[Code that draws figures]
____

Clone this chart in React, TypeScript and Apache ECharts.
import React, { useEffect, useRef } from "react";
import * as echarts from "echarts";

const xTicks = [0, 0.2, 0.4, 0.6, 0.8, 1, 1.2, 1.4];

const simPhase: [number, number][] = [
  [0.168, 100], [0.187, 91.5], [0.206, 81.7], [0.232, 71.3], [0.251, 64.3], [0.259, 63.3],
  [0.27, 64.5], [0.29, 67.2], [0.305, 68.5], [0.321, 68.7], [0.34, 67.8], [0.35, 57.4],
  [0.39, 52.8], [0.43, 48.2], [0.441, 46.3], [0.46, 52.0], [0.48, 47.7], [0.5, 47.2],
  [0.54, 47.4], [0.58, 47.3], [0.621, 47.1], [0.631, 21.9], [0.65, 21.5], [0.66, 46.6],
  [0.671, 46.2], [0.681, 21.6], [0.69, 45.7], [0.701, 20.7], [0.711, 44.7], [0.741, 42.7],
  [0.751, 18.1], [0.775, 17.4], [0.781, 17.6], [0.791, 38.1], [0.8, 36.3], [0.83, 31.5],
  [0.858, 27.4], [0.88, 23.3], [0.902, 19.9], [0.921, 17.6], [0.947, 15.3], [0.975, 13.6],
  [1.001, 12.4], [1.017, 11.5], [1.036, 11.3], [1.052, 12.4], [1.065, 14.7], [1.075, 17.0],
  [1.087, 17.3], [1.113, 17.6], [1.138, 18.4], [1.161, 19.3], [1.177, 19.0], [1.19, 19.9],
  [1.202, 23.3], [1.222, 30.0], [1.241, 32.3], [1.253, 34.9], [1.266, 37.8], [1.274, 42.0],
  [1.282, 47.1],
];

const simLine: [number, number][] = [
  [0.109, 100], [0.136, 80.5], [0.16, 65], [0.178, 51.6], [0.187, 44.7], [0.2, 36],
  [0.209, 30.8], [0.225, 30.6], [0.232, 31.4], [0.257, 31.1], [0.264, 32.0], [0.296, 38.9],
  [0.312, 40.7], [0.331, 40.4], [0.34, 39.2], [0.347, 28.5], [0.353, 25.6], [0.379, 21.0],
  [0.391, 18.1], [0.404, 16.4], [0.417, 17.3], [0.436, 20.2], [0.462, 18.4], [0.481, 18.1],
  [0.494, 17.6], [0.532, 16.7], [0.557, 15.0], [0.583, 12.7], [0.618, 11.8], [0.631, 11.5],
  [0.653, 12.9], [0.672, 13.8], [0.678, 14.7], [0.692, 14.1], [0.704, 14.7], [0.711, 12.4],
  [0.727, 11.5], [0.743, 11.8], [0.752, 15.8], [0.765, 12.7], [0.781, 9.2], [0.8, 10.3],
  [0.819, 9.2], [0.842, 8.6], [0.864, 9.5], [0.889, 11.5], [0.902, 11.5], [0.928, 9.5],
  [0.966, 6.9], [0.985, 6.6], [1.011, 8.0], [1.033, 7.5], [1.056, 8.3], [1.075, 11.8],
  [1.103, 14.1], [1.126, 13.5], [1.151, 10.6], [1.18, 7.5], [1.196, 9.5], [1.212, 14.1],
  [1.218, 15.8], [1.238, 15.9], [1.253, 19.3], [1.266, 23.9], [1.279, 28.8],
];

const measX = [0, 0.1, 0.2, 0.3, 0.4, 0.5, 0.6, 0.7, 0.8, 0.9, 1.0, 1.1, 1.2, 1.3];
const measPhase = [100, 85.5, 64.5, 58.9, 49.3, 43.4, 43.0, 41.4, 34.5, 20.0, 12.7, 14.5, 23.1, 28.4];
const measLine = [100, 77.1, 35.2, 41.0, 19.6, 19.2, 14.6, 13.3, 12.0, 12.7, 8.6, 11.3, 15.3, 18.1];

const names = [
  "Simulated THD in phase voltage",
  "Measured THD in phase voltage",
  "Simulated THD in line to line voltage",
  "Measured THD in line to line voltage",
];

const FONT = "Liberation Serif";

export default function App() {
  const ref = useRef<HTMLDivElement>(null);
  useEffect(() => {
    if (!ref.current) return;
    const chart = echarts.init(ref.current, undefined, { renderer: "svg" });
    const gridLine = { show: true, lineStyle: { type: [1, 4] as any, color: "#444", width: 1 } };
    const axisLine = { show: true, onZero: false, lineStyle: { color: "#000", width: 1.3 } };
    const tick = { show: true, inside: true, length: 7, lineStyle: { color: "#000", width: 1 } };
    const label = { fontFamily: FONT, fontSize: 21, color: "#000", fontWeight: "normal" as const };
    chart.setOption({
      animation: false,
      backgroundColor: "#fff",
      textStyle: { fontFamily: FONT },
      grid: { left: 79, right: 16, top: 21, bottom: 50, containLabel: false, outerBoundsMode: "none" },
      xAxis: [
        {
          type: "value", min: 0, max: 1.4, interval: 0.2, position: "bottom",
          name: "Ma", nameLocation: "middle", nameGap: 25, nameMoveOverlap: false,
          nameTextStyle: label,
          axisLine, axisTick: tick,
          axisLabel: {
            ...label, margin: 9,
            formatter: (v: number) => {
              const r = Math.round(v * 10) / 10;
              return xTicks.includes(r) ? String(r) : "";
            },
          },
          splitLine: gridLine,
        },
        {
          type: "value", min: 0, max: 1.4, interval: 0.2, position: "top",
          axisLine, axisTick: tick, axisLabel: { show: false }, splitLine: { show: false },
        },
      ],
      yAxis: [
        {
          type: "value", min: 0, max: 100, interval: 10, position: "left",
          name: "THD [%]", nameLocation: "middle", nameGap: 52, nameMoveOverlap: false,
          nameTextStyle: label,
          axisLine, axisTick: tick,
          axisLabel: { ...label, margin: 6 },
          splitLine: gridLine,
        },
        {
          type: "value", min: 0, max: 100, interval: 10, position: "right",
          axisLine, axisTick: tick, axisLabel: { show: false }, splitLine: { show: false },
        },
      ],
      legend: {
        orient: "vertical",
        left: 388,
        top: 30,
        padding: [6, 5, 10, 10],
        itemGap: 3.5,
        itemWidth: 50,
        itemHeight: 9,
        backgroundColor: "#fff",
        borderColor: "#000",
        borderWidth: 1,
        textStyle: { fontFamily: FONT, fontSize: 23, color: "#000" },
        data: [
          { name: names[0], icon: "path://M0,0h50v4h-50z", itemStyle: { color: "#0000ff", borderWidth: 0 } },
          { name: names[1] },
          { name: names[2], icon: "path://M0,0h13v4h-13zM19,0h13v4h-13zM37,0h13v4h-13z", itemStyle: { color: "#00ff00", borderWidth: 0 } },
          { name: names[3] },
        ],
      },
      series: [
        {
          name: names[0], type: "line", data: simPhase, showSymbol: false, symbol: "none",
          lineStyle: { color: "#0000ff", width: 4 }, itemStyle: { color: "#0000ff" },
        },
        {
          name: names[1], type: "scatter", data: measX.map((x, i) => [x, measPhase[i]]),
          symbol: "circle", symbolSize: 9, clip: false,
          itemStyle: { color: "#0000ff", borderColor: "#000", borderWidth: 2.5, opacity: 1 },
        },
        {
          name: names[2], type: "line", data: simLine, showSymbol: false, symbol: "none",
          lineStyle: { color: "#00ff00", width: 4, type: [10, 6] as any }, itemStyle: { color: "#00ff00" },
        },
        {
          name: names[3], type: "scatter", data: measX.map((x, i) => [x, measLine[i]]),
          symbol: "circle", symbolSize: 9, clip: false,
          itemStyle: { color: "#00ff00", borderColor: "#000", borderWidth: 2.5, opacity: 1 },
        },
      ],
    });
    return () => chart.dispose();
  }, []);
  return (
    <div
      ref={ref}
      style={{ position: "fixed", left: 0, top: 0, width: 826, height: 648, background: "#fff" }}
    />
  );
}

____

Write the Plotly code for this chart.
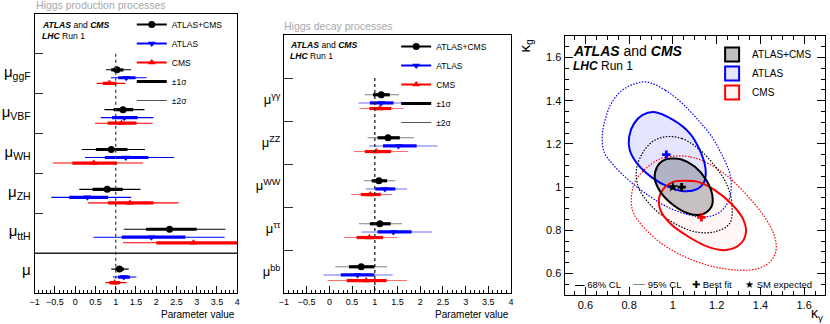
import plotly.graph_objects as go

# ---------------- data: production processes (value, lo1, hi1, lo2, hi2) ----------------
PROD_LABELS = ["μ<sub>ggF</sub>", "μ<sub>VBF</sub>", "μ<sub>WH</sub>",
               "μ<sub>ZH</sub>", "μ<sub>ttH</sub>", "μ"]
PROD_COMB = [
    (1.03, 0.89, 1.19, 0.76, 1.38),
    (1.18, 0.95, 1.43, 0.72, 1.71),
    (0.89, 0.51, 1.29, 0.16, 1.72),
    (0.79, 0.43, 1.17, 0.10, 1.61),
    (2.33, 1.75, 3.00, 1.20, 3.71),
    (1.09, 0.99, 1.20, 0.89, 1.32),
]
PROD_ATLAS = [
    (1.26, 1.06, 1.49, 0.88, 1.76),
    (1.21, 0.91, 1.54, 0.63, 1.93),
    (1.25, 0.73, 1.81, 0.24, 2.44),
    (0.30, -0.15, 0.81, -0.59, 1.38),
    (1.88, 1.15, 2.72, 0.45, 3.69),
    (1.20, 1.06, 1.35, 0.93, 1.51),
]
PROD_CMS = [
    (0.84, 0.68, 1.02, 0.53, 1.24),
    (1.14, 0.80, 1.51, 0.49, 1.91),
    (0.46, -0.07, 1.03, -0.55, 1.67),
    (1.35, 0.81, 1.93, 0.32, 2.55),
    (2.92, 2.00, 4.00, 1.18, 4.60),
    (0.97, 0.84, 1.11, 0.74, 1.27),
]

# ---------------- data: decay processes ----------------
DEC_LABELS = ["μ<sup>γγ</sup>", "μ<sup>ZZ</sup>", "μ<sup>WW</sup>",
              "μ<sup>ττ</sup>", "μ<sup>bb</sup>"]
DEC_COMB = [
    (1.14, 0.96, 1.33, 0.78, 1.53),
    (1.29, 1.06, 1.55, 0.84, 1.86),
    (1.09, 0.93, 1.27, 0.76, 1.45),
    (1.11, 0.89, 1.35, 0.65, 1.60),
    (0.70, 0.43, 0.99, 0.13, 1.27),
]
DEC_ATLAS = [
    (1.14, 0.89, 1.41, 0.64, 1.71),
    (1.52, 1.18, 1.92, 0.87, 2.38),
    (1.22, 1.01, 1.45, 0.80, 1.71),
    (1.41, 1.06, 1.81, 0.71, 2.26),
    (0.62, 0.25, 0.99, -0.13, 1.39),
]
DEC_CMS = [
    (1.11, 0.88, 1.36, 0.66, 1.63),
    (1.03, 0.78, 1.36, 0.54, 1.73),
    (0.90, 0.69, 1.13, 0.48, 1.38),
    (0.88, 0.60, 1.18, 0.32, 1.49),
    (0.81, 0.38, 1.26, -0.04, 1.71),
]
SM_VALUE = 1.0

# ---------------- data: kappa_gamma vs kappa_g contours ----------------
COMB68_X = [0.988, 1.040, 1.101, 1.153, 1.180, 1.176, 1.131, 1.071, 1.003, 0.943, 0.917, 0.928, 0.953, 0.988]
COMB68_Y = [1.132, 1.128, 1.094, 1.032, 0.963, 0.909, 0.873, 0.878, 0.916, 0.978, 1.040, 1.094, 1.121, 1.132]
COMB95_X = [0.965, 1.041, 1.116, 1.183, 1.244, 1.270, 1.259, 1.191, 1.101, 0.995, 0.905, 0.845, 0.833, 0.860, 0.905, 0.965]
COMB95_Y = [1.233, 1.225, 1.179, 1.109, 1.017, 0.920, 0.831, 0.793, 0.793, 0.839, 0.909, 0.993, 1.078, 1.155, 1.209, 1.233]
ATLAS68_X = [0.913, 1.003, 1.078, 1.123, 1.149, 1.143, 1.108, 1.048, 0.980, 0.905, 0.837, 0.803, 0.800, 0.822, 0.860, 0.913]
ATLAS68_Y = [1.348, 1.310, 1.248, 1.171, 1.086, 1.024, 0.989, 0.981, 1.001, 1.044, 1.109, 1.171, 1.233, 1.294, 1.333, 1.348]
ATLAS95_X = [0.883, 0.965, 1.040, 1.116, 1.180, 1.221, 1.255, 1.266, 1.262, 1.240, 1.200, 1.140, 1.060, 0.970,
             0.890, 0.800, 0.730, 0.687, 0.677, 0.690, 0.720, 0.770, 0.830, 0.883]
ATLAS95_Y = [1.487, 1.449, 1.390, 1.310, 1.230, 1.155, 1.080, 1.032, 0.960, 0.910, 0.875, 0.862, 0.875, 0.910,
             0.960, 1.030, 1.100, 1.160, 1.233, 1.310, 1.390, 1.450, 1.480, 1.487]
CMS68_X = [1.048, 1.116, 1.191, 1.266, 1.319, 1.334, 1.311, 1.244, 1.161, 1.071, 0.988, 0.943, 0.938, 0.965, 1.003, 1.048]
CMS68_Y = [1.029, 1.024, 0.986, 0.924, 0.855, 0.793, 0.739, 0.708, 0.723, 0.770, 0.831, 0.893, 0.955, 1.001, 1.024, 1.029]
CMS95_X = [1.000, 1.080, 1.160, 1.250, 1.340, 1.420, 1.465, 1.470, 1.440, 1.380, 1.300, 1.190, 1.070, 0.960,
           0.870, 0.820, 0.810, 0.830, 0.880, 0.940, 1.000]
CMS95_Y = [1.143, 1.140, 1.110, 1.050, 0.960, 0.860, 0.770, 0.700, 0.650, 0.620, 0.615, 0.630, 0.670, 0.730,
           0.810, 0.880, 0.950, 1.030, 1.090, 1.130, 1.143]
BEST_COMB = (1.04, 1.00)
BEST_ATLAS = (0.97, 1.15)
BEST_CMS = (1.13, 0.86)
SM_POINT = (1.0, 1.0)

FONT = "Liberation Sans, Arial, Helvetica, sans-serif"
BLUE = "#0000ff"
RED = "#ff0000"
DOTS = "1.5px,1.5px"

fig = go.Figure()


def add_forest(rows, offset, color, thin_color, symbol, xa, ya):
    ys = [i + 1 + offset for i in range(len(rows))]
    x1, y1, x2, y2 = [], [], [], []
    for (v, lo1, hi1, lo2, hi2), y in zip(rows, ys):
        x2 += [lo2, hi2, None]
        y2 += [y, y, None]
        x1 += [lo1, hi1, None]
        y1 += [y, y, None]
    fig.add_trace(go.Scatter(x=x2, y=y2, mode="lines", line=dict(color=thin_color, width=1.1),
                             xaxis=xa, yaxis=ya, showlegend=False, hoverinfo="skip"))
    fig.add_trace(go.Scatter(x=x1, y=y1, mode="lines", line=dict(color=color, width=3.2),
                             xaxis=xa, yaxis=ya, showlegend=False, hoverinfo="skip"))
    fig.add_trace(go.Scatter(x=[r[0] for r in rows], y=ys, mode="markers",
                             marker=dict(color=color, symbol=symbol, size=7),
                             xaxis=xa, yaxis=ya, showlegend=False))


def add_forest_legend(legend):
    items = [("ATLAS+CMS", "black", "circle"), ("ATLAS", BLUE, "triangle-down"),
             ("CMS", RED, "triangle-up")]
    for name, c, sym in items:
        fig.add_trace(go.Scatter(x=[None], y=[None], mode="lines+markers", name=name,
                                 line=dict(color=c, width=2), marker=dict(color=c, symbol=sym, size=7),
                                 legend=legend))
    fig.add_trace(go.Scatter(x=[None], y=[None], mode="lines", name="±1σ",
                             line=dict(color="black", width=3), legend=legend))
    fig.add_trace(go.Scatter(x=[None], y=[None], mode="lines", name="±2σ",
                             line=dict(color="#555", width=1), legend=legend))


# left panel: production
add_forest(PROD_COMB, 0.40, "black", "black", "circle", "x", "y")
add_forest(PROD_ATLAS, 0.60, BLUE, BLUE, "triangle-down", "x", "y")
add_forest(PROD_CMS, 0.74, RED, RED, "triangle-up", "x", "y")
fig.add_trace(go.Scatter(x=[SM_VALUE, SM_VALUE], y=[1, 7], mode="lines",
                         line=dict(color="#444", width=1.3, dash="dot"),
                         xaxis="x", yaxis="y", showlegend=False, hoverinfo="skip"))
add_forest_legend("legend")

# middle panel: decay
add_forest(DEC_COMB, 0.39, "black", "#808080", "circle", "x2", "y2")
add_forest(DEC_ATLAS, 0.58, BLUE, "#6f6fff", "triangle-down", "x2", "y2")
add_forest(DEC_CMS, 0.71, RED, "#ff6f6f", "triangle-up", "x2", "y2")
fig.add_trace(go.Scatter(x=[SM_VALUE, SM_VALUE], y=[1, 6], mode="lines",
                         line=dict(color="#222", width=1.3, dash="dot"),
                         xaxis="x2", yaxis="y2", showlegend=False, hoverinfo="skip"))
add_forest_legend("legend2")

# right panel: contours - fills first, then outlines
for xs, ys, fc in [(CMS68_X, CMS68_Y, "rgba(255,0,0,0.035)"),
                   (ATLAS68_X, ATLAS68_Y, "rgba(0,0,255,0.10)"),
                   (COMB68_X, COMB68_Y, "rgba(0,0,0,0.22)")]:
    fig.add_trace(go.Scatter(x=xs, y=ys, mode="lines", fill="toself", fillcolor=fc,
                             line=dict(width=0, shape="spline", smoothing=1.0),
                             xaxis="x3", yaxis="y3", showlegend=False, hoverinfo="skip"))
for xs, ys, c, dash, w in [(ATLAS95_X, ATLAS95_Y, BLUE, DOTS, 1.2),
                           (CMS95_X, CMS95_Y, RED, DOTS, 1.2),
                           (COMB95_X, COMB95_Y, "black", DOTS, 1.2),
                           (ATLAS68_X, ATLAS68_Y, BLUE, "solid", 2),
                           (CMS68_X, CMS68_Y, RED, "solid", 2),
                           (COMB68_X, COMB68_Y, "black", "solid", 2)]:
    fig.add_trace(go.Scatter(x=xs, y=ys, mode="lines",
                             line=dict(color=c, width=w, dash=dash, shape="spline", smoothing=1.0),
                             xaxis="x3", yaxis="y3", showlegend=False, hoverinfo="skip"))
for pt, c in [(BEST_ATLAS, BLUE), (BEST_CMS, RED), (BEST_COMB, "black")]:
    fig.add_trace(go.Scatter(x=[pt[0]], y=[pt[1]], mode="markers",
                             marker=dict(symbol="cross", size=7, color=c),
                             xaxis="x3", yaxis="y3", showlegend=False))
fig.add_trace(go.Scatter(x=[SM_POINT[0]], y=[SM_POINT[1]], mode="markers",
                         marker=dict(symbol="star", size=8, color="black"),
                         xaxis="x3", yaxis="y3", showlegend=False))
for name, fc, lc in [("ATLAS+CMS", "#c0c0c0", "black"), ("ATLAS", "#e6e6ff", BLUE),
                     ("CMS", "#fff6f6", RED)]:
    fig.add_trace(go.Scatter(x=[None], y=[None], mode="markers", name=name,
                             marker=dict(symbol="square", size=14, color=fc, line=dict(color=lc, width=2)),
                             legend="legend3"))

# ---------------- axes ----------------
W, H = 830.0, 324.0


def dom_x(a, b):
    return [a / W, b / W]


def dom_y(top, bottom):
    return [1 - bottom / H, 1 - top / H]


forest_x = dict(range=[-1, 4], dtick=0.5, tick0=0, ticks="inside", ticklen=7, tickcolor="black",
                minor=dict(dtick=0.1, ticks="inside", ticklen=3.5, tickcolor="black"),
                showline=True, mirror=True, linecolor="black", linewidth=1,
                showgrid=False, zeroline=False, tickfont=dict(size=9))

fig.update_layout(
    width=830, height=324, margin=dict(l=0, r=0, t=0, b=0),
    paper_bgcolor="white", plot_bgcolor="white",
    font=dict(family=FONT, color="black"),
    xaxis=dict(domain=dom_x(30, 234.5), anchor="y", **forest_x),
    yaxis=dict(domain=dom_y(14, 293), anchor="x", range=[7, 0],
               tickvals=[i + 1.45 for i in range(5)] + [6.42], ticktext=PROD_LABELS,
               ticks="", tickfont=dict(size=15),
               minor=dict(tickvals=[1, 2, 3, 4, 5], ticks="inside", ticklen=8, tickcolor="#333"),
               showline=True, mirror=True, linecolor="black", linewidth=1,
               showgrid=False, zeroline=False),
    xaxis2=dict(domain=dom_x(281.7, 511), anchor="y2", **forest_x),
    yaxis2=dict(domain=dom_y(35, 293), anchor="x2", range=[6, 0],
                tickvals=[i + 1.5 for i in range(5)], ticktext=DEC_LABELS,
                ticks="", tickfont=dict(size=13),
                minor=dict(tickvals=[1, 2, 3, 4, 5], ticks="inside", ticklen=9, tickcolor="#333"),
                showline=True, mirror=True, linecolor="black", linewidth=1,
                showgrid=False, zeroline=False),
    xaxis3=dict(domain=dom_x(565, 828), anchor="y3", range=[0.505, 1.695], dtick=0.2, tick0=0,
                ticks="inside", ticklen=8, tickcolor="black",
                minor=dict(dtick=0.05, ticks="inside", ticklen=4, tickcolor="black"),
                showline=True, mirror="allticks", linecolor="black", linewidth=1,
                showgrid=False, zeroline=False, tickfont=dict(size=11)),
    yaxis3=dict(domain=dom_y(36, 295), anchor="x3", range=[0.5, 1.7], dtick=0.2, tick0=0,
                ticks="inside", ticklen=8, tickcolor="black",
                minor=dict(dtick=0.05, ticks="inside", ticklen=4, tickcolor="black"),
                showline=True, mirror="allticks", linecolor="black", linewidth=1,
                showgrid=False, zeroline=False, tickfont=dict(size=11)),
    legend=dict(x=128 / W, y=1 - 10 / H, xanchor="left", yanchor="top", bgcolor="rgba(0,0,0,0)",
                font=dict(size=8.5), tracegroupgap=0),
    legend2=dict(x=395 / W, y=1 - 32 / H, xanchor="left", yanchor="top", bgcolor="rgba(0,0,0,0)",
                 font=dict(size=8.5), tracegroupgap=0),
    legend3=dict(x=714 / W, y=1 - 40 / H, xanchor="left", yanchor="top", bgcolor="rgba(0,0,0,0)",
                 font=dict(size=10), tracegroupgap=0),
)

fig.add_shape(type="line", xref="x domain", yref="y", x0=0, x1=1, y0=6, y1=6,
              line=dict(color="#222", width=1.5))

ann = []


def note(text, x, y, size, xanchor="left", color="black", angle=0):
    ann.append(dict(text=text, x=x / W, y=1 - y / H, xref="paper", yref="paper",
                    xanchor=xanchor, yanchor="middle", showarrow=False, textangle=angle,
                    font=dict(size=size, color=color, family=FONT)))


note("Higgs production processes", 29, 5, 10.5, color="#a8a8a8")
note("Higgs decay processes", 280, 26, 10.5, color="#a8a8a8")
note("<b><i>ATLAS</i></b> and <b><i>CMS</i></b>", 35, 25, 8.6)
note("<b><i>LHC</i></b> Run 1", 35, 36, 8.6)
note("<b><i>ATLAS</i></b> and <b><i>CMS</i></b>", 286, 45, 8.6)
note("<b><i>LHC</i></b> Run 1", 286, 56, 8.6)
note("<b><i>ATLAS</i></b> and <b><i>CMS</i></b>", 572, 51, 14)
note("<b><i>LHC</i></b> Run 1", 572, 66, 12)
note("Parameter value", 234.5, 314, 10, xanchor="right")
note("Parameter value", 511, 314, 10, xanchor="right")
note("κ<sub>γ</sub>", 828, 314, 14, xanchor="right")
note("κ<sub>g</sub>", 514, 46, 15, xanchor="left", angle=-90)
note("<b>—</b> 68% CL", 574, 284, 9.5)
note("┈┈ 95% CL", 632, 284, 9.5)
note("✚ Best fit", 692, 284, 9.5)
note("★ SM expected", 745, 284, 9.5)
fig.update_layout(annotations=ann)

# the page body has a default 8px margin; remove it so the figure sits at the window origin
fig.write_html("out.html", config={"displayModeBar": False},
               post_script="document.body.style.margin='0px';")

____

Exercise aim » Locate the string "React" in the listing above and copy every line where it occurs.

Answer to the exercise »
Clone this chart in React, TypeScript and Apache ECharts.
import React, { useEffect, useRef } from "react";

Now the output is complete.